Emit the data below verbatim, stripping out any pictures.

■ RECORDED INFORMATION
** Start **

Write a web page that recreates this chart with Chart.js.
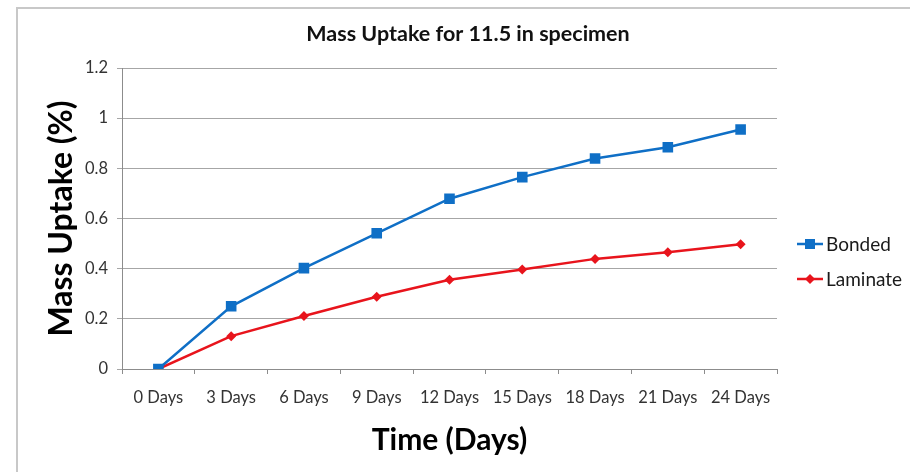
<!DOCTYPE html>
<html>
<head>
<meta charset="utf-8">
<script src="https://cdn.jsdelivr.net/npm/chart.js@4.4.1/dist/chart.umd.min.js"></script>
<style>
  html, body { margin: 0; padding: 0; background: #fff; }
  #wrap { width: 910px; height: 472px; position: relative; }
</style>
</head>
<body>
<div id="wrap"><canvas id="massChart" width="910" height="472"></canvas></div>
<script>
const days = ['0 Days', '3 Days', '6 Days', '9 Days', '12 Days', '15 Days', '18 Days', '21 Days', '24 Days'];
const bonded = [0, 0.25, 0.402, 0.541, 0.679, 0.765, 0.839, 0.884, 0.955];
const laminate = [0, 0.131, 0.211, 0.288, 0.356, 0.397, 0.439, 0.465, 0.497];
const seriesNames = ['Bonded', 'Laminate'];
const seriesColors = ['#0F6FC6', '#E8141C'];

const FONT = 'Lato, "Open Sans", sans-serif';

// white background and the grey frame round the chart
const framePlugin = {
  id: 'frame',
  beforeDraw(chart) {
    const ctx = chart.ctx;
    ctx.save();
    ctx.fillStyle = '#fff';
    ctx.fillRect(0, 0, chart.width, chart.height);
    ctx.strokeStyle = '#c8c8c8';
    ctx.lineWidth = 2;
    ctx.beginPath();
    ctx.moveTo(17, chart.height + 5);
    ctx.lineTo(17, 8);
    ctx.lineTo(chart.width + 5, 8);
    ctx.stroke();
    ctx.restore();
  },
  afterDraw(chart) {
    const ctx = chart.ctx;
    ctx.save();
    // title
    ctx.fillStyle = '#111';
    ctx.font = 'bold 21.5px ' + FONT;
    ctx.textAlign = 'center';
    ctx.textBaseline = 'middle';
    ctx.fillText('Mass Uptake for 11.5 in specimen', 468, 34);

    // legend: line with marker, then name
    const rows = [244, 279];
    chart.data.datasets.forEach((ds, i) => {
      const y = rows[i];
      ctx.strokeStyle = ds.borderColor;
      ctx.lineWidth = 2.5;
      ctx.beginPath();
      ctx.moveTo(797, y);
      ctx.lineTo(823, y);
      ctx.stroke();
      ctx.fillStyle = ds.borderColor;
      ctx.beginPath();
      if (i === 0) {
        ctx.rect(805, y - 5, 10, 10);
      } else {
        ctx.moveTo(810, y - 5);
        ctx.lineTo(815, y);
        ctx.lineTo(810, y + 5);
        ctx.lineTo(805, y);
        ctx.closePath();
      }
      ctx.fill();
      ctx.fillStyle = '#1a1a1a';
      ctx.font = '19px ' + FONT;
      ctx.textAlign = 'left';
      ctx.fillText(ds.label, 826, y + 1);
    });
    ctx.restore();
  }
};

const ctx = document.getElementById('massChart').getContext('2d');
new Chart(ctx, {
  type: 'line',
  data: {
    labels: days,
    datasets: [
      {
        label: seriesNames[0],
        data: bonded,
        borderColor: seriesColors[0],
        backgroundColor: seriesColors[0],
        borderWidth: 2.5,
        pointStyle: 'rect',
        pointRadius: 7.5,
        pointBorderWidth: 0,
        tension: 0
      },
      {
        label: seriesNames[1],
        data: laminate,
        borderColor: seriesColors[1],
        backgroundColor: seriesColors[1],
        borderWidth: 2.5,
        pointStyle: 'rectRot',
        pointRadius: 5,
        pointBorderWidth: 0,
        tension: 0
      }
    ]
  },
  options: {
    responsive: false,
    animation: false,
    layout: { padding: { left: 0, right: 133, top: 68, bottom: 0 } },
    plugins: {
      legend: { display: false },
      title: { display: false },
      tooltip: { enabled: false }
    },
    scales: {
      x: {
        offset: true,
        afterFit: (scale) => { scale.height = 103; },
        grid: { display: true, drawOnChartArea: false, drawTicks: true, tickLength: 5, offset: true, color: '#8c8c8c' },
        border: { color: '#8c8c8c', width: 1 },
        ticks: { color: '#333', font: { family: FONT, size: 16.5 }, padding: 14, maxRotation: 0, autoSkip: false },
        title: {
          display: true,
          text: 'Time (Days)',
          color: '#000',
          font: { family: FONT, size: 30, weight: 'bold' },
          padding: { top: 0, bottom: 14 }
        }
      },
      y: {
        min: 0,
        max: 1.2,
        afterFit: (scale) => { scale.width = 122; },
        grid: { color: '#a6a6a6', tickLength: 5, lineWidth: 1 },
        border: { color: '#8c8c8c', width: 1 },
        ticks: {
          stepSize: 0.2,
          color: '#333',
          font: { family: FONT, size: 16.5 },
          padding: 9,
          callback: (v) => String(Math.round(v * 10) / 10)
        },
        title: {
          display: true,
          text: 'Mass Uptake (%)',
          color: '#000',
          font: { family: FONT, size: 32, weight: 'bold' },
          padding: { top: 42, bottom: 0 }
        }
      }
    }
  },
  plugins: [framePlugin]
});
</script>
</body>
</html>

** End **

■ TASK SOLUTION
Write a web page that recreates this chart with Chart.js.
<!DOCTYPE html>
<html>
<head>
<meta charset="utf-8">
<script src="https://cdn.jsdelivr.net/npm/chart.js@4.4.1/dist/chart.umd.min.js"></script>
<style>
  html, body { margin: 0; padding: 0; background: #fff; }
  #wrap { width: 910px; height: 472px; position: relative; }
</style>
</head>
<body>
<div id="wrap"><canvas id="massChart" width="910" height="472"></canvas></div>
<script>
const days = ['0 Days', '3 Days', '6 Days', '9 Days', '12 Days', '15 Days', '18 Days', '21 Days', '24 Days'];
const bonded = [0, 0.25, 0.402, 0.541, 0.679, 0.765, 0.839, 0.884, 0.955];
const laminate = [0, 0.131, 0.211, 0.288, 0.356, 0.397, 0.439, 0.465, 0.497];
const seriesNames = ['Bonded', 'Laminate'];
const seriesColors = ['#0F6FC6', '#E8141C'];

const FONT = 'Lato, "Open Sans", sans-serif';

// white background and the grey frame round the chart
const framePlugin = {
  id: 'frame',
  beforeDraw(chart) {
    const ctx = chart.ctx;
    ctx.save();
    ctx.fillStyle = '#fff';
    ctx.fillRect(0, 0, chart.width, chart.height);
    ctx.strokeStyle = '#c8c8c8';
    ctx.lineWidth = 2;
    ctx.beginPath();
    ctx.moveTo(17, chart.height + 5);
    ctx.lineTo(17, 8);
    ctx.lineTo(chart.width + 5, 8);
    ctx.stroke();
    ctx.restore();
  },
  afterDraw(chart) {
    const ctx = chart.ctx;
    ctx.save();
    // title
    ctx.fillStyle = '#111';
    ctx.font = 'bold 21.5px ' + FONT;
    ctx.textAlign = 'center';
    ctx.textBaseline = 'middle';
    ctx.fillText('Mass Uptake for 11.5 in specimen', 468, 34);

    // legend: line with marker, then name
    const rows = [244, 279];
    chart.data.datasets.forEach((ds, i) => {
      const y = rows[i];
      ctx.strokeStyle = ds.borderColor;
      ctx.lineWidth = 2.5;
      ctx.beginPath();
      ctx.moveTo(797, y);
      ctx.lineTo(823, y);
      ctx.stroke();
      ctx.fillStyle = ds.borderColor;
      ctx.beginPath();
      if (i === 0) {
        ctx.rect(805, y - 5, 10, 10);
      } else {
        ctx.moveTo(810, y - 5);
        ctx.lineTo(815, y);
        ctx.lineTo(810, y + 5);
        ctx.lineTo(805, y);
        ctx.closePath();
      }
      ctx.fill();
      ctx.fillStyle = '#1a1a1a';
      ctx.font = '19px ' + FONT;
      ctx.textAlign = 'left';
      ctx.fillText(ds.label, 826, y + 1);
    });
    ctx.restore();
  }
};

const ctx = document.getElementById('massChart').getContext('2d');
new Chart(ctx, {
  type: 'line',
  data: {
    labels: days,
    datasets: [
      {
        label: seriesNames[0],
        data: bonded,
        borderColor: seriesColors[0],
        backgroundColor: seriesColors[0],
        borderWidth: 2.5,
        pointStyle: 'rect',
        pointRadius: 7.5,
        pointBorderWidth: 0,
        tension: 0
      },
      {
        label: seriesNames[1],
        data: laminate,
        borderColor: seriesColors[1],
        backgroundColor: seriesColors[1],
        borderWidth: 2.5,
        pointStyle: 'rectRot',
        pointRadius: 5,
        pointBorderWidth: 0,
        tension: 0
      }
    ]
  },
  options: {
    responsive: false,
    animation: false,
    layout: { padding: { left: 0, right: 133, top: 68, bottom: 0 } },
    plugins: {
      legend: { display: false },
      title: { display: false },
      tooltip: { enabled: false }
    },
    scales: {
      x: {
        offset: true,
        afterFit: (scale) => { scale.height = 103; },
        grid: { display: true, drawOnChartArea: false, drawTicks: true, tickLength: 5, offset: true, color: '#8c8c8c' },
        border: { color: '#8c8c8c', width: 1 },
        ticks: { color: '#333', font: { family: FONT, size: 16.5 }, padding: 14, maxRotation: 0, autoSkip: false },
        title: {
          display: true,
          text: 'Time (Days)',
          color: '#000',
          font: { family: FONT, size: 30, weight: 'bold' },
          padding: { top: 0, bottom: 14 }
        }
      },
      y: {
        min: 0,
        max: 1.2,
        afterFit: (scale) => { scale.width = 122; },
        grid: { color: '#a6a6a6', tickLength: 5, lineWidth: 1 },
        border: { color: '#8c8c8c', width: 1 },
        ticks: {
          stepSize: 0.2,
          color: '#333',
          font: { family: FONT, size: 16.5 },
          padding: 9,
          callback: (v) => String(Math.round(v * 10) / 10)
        },
        title: {
          display: true,
          text: 'Mass Uptake (%)',
          color: '#000',
          font: { family: FONT, size: 32, weight: 'bold' },
          padding: { top: 42, bottom: 0 }
        }
      }
    }
  },
  plugins: [framePlugin]
});
</script>
</body>
</html>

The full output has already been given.